What was really worrying, he said, was that the traditional economic basis for the basic work of reporting, the gathering of facts, basic analysis of them, and the conveying of them to wide audiences, is gone.

The various functions that had been bundled in the 20th century newspaper, with some functions (classifieds) subsidizing others (the newsroom), and their combination and the local information monopoly that many regional and metropolitan newspapers enjoyed for a while, is being disaggregated. Craigslist takes the classifieds, Monster.com the job postings, and so on. Leaving the news alone, and when the news is free online and attracts too few eyeballs to survive only on advertisement, basic newsgathering journalistic reporting runs into a problem.

First, the media conglomerates started cutting down on their foreign bureaus and their D.C. bureaus. That may not be so worrying. Plenty of other outlets continue to cover major world powers and what goes on in Washington. But now, the metropolitan bureaus are also being cut, and many large American cities may face a future without a local newspaper (Detroit springs to mind).

Lemann said that this is probably largely inconsequential for the issue that communications researchers have historically cared the most about, namely enhancing civic life and public debate, making it more inclusive and so on, since all this is probably served quite well by a transition to an Internet-enhanced communications environment. And he applauded that development. But, he underlined, he was not persuaded that these civic groups and volunteer associations and individual bloggers and citizen journalists could fill the vacuum that the shutting of metropolitan bureaus leave behind. He thought that basic reporting about public affairs would suffer greatly.

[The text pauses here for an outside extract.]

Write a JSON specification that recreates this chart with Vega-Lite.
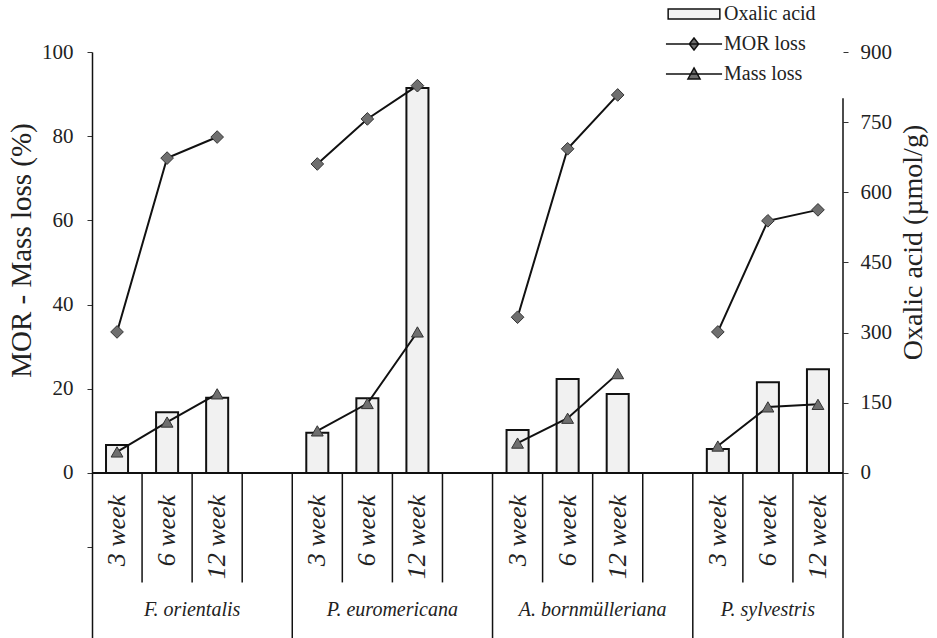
{
  "$schema": "https://vega.github.io/schema/vega-lite/v6.json",
  "width": 751,
  "height": 586,
  "autosize": "none",
  "padding": {"left": 92, "top": 52, "right": 94, "bottom": 0},
  "background": "white",
  "config": {
    "view": {"stroke": null},
    "font": "Liberation Serif",
    "axis": {
      "labelFont": "Liberation Serif",
      "labelFontSize": 21,
      "labelColor": "#222",
      "tickColor": "#333",
      "tickSize": 5,
      "domainColor": "#111",
      "domainWidth": 1.5,
      "titleFont": "Liberation Serif",
      "titleFontWeight": "normal",
      "titleColor": "#222",
      "grid": false
    },
    "legend": {"labelFont": "Liberation Serif"}
  },
  "datasets": {
    "main": [
      {"species": "F. orientalis", "week": "3 week", "slot": "F. orientalis 3 week", "oxalic": 60, "mor": 33.5, "mass": 5.0},
      {"species": "F. orientalis", "week": "6 week", "slot": "F. orientalis 6 week", "oxalic": 130, "mor": 74.8, "mass": 12.1},
      {"species": "F. orientalis", "week": "12 week", "slot": "F. orientalis 12 week", "oxalic": 161, "mor": 79.8, "mass": 18.8},
      {"species": "P. euromericana", "week": "3 week", "slot": "P. euromericana 3 week", "oxalic": 86, "mor": 73.4, "mass": 10.0},
      {"species": "P. euromericana", "week": "6 week", "slot": "P. euromericana 6 week", "oxalic": 160, "mor": 84.1, "mass": 16.5},
      {"species": "P. euromericana", "week": "12 week", "slot": "P. euromericana 12 week", "oxalic": 823, "mor": 92.0, "mass": 33.5},
      {"species": "A. bornmülleriana", "week": "3 week", "slot": "A. bornmülleriana 3 week", "oxalic": 92, "mor": 37.0, "mass": 7.1},
      {"species": "A. bornmülleriana", "week": "6 week", "slot": "A. bornmülleriana 6 week", "oxalic": 201, "mor": 77.0, "mass": 13.0},
      {"species": "A. bornmülleriana", "week": "12 week", "slot": "A. bornmülleriana 12 week", "oxalic": 169, "mor": 89.8, "mass": 23.6},
      {"species": "P. sylvestris", "week": "3 week", "slot": "P. sylvestris 3 week", "oxalic": 51, "mor": 33.5, "mass": 6.4},
      {"species": "P. sylvestris", "week": "6 week", "slot": "P. sylvestris 6 week", "oxalic": 194, "mor": 59.9, "mass": 15.7},
      {"species": "P. sylvestris", "week": "12 week", "slot": "P. sylvestris 12 week", "oxalic": 222, "mor": 62.5, "mass": 16.3}
    ],
    "shortSep": [
      {"slot": "F. orientalis 6 week"}, {"slot": "F. orientalis 12 week"}, {"slot": "F. orientalis gap"},
      {"slot": "P. euromericana 6 week"}, {"slot": "P. euromericana 12 week"}, {"slot": "P. euromericana gap"},
      {"slot": "A. bornmülleriana 6 week"}, {"slot": "A. bornmülleriana 12 week"}, {"slot": "A. bornmülleriana gap"},
      {"slot": "P. sylvestris 6 week"}, {"slot": "P. sylvestris 12 week"}
    ],
    "fullSep": [
      {"slot": "P. euromericana 3 week"}, {"slot": "A. bornmülleriana 3 week"}, {"slot": "P. sylvestris 3 week"}
    ],
    "groups": [
      {"label": "F. orientalis", "slot": "F. orientalis 12 week"},
      {"label": "P. euromericana", "slot": "P. euromericana 12 week"},
      {"label": "A. bornmülleriana", "slot": "A. bornmülleriana 12 week"}
    ],
    "groupLast": [
      {"label": "P. sylvestris", "slot": "P. sylvestris 6 week"}
    ],
    "legend": [
      {"series": "Oxalic acid"}, {"series": "MOR loss"}, {"series": "Mass loss"}
    ]
  },
  "layer": [
    {
      "data": {"name": "main"},
      "mark": {"type": "bar", "width": {"band": 0.44}, "fill": "#f1f1f1", "stroke": "#111", "strokeWidth": 2},
      "encoding": {
        "x": {
          "field": "slot", "type": "nominal", "axis": null, "sort": null,
          "scale": {
            "domain": [
              "F. orientalis 3 week", "F. orientalis 6 week", "F. orientalis 12 week", "F. orientalis gap",
              "P. euromericana 3 week", "P. euromericana 6 week", "P. euromericana 12 week", "P. euromericana gap",
              "A. bornmülleriana 3 week", "A. bornmülleriana 6 week", "A. bornmülleriana 12 week", "A. bornmülleriana gap",
              "P. sylvestris 3 week", "P. sylvestris 6 week", "P. sylvestris 12 week"
            ],
            "paddingInner": 0, "paddingOuter": 0
          }
        },
        "y": {
          "field": "oxalic", "type": "quantitative",
          "scale": {"domain": [-352.8, 900], "nice": false, "zero": false},
          "axis": {
            "orient": "right", "values": [0, 150, 300, 450, 600, 750, 900],
            "domain": false, "labelPadding": 12,
            "labelFont": "Liberation Serif", "titleFont": "Liberation Serif",
            "title": "Oxalic acid (µmol/g)", "titleFontSize": 28,
            "titleAngle": -90, "titleX": 70, "titleY": 190, "titleAlign": "center", "titleBaseline": "middle"
          }
        }
      }
    },
    {
      "data": {"name": "main"},
      "mark": {"type": "line", "color": "#111", "strokeWidth": 2,
        "point": {"shape": "diamond", "filled": true, "fill": "#6f6f6f", "stroke": "#333", "strokeWidth": 1, "size": 160}},
      "encoding": {
        "x": {"field": "slot", "type": "nominal", "axis": null},
        "y": {"field": "mor", "type": "quantitative",
          "scale": {"domain": [-39.2, 100], "nice": false, "zero": false},
          "axis": {
            "orient": "left", "values": [-17.5, 0, 20, 40, 60, 80, 100],
            "labelExpr": "datum.value < 0 ? '' : datum.label",
            "labelPadding": 14,
            "labelFont": "Liberation Serif", "titleFont": "Liberation Serif",
            "title": "MOR - Mass loss (%)", "titleFontSize": 29,
            "titleAngle": -90, "titleX": -71, "titleY": 198, "titleAlign": "center", "titleBaseline": "middle"
          }
        },
        "detail": {"field": "species"}
      }
    },
    {
      "data": {"name": "main"},
      "mark": {"type": "line", "color": "#111", "strokeWidth": 2,
        "point": {"shape": "triangle-up", "filled": true, "fill": "#6f6f6f", "stroke": "#333", "strokeWidth": 1, "size": 140}},
      "encoding": {
        "x": {"field": "slot", "type": "nominal", "axis": null},
        "y": {"field": "mass", "type": "quantitative", "axis": null,
          "scale": {"domain": [-39.2, 100], "nice": false, "zero": false}},
        "detail": {"field": "species"}
      }
    },
    {
      "data": {"name": "main"},
      "mark": {"type": "rule", "color": "#111", "strokeWidth": 1.5},
      "encoding": {
        "y": {"datum": 0, "type": "quantitative", "axis": null,
          "scale": {"domain": [-39.2, 100], "nice": false, "zero": false}}
      }
    },
    {
      "data": {"name": "shortSep"},
      "mark": {"type": "rule", "color": "#111", "strokeWidth": 1.5},
      "encoding": {
        "x": {"field": "slot", "type": "nominal", "bandPosition": 0, "axis": null},
        "y": {"datum": 0, "type": "quantitative", "axis": null,
          "scale": {"domain": [-39.2, 100], "nice": false, "zero": false}},
        "y2": {"datum": -26}
      }
    },
    {
      "data": {"name": "fullSep"},
      "mark": {"type": "rule", "color": "#111", "strokeWidth": 1.5},
      "encoding": {
        "x": {"field": "slot", "type": "nominal", "bandPosition": 0, "axis": null},
        "y": {"datum": 0, "type": "quantitative", "axis": null,
          "scale": {"domain": [-39.2, 100], "nice": false, "zero": false}},
        "y2": {"datum": -39.2}
      }
    },
    {
      "data": {"name": "groupLast"},
      "mark": {"type": "rule", "color": "#111", "strokeWidth": 1.5},
      "encoding": {
        "x": {"datum": "P. sylvestris 12 week", "type": "nominal", "bandPosition": 1, "axis": null},
        "y": {"datum": 89, "type": "quantitative", "axis": null,
          "scale": {"domain": [-39.2, 100], "nice": false, "zero": false}},
        "y2": {"datum": -39.2}
      }
    },
    {
      "data": {"name": "main"},
      "mark": {"type": "text", "angle": -90, "align": "right", "baseline": "middle", "font": "Liberation Serif", "fontStyle": "italic", "fontSize": 26, "color": "#222"},
      "encoding": {
        "x": {"field": "slot", "type": "nominal", "axis": null},
        "y": {"datum": -5.2, "type": "quantitative", "axis": null,
          "scale": {"domain": [-39.2, 100], "nice": false, "zero": false}},
        "text": {"field": "week"}
      }
    },
    {
      "data": {"name": "groups"},
      "mark": {"type": "text", "align": "center", "baseline": "middle", "font": "Liberation Serif", "fontStyle": "italic", "fontSize": 20, "color": "#222"},
      "encoding": {
        "x": {"field": "slot", "type": "nominal", "bandPosition": 0, "axis": null},
        "y": {"datum": -32.5, "type": "quantitative", "axis": null,
          "scale": {"domain": [-39.2, 100], "nice": false, "zero": false}},
        "text": {"field": "label"}
      }
    },
    {
      "data": {"name": "groupLast"},
      "mark": {"type": "text", "align": "center", "baseline": "middle", "font": "Liberation Serif", "fontStyle": "italic", "fontSize": 20, "color": "#222"},
      "encoding": {
        "x": {"field": "slot", "type": "nominal", "axis": null},
        "y": {"datum": -32.5, "type": "quantitative", "axis": null,
          "scale": {"domain": [-39.2, 100], "nice": false, "zero": false}},
        "text": {"field": "label"}
      }
    },
    {
      "data": {"name": "legend"},
      "mark": {"type": "point", "opacity": 0, "size": 121, "filled": true, "stroke": "#111", "strokeWidth": 1.5},
      "encoding": {
        "color": {
          "field": "series", "type": "nominal",
          "scale": {
            "domain": ["Oxalic acid", "MOR loss", "Mass loss"],
            "range": ["#f4f4f4", "#6f6f6f", "#6f6f6f"]
          },
          "legend": {
            "orient": "none", "legendX": 592, "legendY": -48,
            "title": null, "padding": 0, "rowPadding": 10,
            "labelFont": "Liberation Serif", "labelFontSize": 20, "labelColor": "#222",
            "labelOffset": 20, "symbolSize": 121,
            "encode": {"symbols": {"update": {"opacity": {"value": 1}, "stroke": {"value": "#111"}, "strokeWidth": {"value": 1.5}}}}
          }
        },
        "shape": {
          "field": "series", "type": "nominal",
          "scale": {
            "domain": ["Oxalic acid", "MOR loss", "Mass loss"],
            "range": [
              "M-4.7,-0.9H4.7V0.9H-4.7Z",
              "M-5.1,0H5.1M0,-1.1L0.85,0L0,1.1L-0.85,0Z",
              "M-5.1,0H5.1M0,-1.1L1.1,0.9H-1.1Z"
            ]
          },
          "legend": {
            "orient": "none", "legendX": 592, "legendY": -48,
            "title": null, "padding": 0, "rowPadding": 10,
            "labelFont": "Liberation Serif", "labelFontSize": 20, "labelColor": "#222",
            "labelOffset": 20, "symbolSize": 121,
            "encode": {"symbols": {"update": {"opacity": {"value": 1}, "stroke": {"value": "#111"}, "strokeWidth": {"value": 1.5}}}}
          }
        }
      }
    }
  ],
  "resolve": {"scale": {"y": "independent"}, "axis": {"y": "independent"}}
}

He ended by offering three avenues that should be explored by people wanting to do something to save the reporting dimension of professional journalism that he said was in existential danger. He reiterated that this was not about saving the media industry or particular organizations like newspapers, but that he wanted to alert people to the fact that unless something was done, the fall of these organizations might well take the underpinnings of a hole aspect of the journalistic profession with them. His four things, non-exclusive, obviously, were:

(1) Experiment with micropayment and other ways of reintroducing an element of customer contribution to newsgathering. Think WSJ.com.

(2) Explore non-profit involvement. Think ProPublica as an example of this, an endowment-funded news organizations without their own outlet, sharing their stories with partner media.

(3) Public sector involvement.Direct or indirect government subsidies.

He ended up by saying that he knew the last option was wildly controversial in the United States, and often rejected out of hand as journalism caving in to and becoming dependent upon government. He said that while there are forms of public subsidy that entail that danger, there are others that minimize it, and his finishing point was that any kind of income source comes with strings attached, and the central challenge for a profession and particular organization that wants to maximize its autonomy and independence is to try to balance different income sources so as to not become dependent on any one in particular.

– – –

We had very little time to discuss his opening comments, which were anyway in line with parts of Paul Starr’s argument in the next session, so they were sort of covered there. One objection raised primarily by Eric Klinenberg from NYU was that Lemann’s distinction between journalism and the organizations it exists in is problematic, and that a large part of the predicament that the news industry find itself in today arise out of the imperial aspirations of conglomerates that accumulated massive debt in their attempt to expand their reach (The Tribune Company and Gannett being two examples).